* Start *

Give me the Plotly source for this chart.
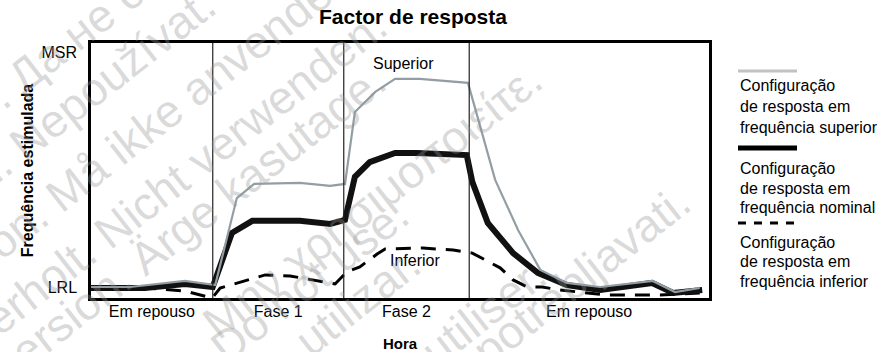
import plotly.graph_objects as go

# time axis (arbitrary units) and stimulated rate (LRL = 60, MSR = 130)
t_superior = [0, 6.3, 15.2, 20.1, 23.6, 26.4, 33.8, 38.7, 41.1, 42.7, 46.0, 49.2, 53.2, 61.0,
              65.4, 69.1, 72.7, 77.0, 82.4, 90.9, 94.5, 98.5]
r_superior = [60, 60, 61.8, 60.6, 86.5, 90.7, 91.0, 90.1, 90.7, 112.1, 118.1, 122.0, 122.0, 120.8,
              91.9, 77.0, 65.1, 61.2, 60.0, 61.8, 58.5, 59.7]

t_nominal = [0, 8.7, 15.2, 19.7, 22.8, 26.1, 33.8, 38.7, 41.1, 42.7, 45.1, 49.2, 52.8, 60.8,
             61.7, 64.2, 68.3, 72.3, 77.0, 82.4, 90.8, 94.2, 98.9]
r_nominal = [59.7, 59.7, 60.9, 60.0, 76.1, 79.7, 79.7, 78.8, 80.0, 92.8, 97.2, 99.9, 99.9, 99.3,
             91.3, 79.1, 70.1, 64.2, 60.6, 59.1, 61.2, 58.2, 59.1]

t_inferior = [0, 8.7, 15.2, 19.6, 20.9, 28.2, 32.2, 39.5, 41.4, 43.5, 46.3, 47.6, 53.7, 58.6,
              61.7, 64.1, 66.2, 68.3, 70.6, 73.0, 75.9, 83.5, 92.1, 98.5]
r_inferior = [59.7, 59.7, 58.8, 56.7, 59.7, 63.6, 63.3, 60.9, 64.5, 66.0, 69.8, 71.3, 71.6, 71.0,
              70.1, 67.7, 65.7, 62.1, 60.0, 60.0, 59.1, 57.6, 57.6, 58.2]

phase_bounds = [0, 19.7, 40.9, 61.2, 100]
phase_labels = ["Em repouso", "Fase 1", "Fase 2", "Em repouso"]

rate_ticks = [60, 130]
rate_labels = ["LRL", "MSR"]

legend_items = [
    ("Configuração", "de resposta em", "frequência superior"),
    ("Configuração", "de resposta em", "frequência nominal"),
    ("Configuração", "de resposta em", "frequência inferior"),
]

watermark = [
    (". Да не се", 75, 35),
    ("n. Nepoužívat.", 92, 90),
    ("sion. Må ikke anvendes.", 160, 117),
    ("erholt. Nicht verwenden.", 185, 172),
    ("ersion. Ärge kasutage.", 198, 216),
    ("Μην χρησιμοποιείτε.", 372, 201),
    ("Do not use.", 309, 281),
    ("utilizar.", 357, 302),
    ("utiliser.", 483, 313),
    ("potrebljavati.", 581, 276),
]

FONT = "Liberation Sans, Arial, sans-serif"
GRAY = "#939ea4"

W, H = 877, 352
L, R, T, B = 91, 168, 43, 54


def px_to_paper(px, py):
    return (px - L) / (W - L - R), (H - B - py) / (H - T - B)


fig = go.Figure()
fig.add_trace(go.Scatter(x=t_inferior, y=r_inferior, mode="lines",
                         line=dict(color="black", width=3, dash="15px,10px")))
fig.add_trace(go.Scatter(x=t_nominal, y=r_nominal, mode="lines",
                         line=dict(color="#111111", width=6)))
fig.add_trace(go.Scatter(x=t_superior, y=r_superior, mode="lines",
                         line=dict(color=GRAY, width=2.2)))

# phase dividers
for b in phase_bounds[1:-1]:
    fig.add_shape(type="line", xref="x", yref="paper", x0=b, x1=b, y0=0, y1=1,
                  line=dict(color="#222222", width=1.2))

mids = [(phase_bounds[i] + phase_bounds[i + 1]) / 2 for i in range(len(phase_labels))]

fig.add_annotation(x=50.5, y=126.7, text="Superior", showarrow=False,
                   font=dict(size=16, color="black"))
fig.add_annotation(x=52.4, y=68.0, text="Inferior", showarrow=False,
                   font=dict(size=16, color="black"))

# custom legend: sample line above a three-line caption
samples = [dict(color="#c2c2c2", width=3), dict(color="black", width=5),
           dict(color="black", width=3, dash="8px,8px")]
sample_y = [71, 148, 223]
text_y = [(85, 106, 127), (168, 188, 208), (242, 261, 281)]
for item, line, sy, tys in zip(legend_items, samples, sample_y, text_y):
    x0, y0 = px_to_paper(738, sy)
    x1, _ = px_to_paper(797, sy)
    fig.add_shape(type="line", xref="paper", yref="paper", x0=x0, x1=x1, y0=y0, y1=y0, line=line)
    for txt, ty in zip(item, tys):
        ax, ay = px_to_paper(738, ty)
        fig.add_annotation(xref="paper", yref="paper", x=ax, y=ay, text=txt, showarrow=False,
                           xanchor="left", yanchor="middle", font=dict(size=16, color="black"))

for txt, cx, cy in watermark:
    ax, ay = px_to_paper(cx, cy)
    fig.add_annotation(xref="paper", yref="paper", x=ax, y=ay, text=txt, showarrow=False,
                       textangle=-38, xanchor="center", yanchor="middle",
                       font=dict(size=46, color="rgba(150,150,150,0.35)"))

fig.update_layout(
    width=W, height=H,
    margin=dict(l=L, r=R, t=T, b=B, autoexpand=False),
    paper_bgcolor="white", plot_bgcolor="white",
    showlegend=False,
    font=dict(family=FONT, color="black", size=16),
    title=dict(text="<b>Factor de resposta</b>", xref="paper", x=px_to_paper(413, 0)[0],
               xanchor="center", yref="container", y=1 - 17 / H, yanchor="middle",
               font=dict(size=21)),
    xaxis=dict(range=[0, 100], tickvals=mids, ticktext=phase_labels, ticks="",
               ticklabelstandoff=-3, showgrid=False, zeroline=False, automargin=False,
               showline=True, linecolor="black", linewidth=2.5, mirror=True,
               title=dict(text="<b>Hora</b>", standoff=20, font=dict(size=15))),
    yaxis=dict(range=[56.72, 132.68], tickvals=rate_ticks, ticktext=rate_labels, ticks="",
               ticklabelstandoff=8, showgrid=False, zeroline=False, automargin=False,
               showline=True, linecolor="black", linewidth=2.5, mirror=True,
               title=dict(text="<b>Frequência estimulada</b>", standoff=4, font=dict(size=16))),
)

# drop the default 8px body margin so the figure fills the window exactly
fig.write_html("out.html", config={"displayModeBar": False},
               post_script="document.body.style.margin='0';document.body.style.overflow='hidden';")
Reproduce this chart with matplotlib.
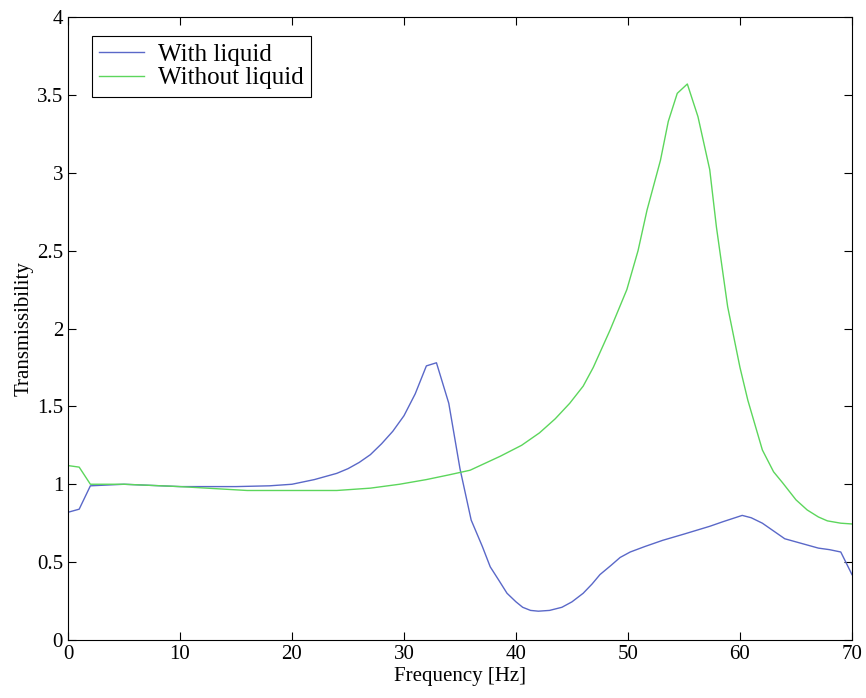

* End *

Given instruction:
Exactly as written, repeat the lines from the beginning of the entries up to and including the line with "L, R, T, B = 91, 168, 43, 54", but not the pictures.

Complete output:
Give me the Plotly source for this chart.
import plotly.graph_objects as go

# time axis (arbitrary units) and stimulated rate (LRL = 60, MSR = 130)
t_superior = [0, 6.3, 15.2, 20.1, 23.6, 26.4, 33.8, 38.7, 41.1, 42.7, 46.0, 49.2, 53.2, 61.0,
              65.4, 69.1, 72.7, 77.0, 82.4, 90.9, 94.5, 98.5]
r_superior = [60, 60, 61.8, 60.6, 86.5, 90.7, 91.0, 90.1, 90.7, 112.1, 118.1, 122.0, 122.0, 120.8,
              91.9, 77.0, 65.1, 61.2, 60.0, 61.8, 58.5, 59.7]

t_nominal = [0, 8.7, 15.2, 19.7, 22.8, 26.1, 33.8, 38.7, 41.1, 42.7, 45.1, 49.2, 52.8, 60.8,
             61.7, 64.2, 68.3, 72.3, 77.0, 82.4, 90.8, 94.2, 98.9]
r_nominal = [59.7, 59.7, 60.9, 60.0, 76.1, 79.7, 79.7, 78.8, 80.0, 92.8, 97.2, 99.9, 99.9, 99.3,
             91.3, 79.1, 70.1, 64.2, 60.6, 59.1, 61.2, 58.2, 59.1]

t_inferior = [0, 8.7, 15.2, 19.6, 20.9, 28.2, 32.2, 39.5, 41.4, 43.5, 46.3, 47.6, 53.7, 58.6,
              61.7, 64.1, 66.2, 68.3, 70.6, 73.0, 75.9, 83.5, 92.1, 98.5]
r_inferior = [59.7, 59.7, 58.8, 56.7, 59.7, 63.6, 63.3, 60.9, 64.5, 66.0, 69.8, 71.3, 71.6, 71.0,
              70.1, 67.7, 65.7, 62.1, 60.0, 60.0, 59.1, 57.6, 57.6, 58.2]

phase_bounds = [0, 19.7, 40.9, 61.2, 100]
phase_labels = ["Em repouso", "Fase 1", "Fase 2", "Em repouso"]

rate_ticks = [60, 130]
rate_labels = ["LRL", "MSR"]

legend_items = [
    ("Configuração", "de resposta em", "frequência superior"),
    ("Configuração", "de resposta em", "frequência nominal"),
    ("Configuração", "de resposta em", "frequência inferior"),
]

watermark = [
    (". Да не се", 75, 35),
    ("n. Nepoužívat.", 92, 90),
    ("sion. Må ikke anvendes.", 160, 117),
    ("erholt. Nicht verwenden.", 185, 172),
    ("ersion. Ärge kasutage.", 198, 216),
    ("Μην χρησιμοποιείτε.", 372, 201),
    ("Do not use.", 309, 281),
    ("utilizar.", 357, 302),
    ("utiliser.", 483, 313),
    ("potrebljavati.", 581, 276),
]

FONT = "Liberation Sans, Arial, sans-serif"
GRAY = "#939ea4"

W, H = 877, 352
L, R, T, B = 91, 168, 43, 54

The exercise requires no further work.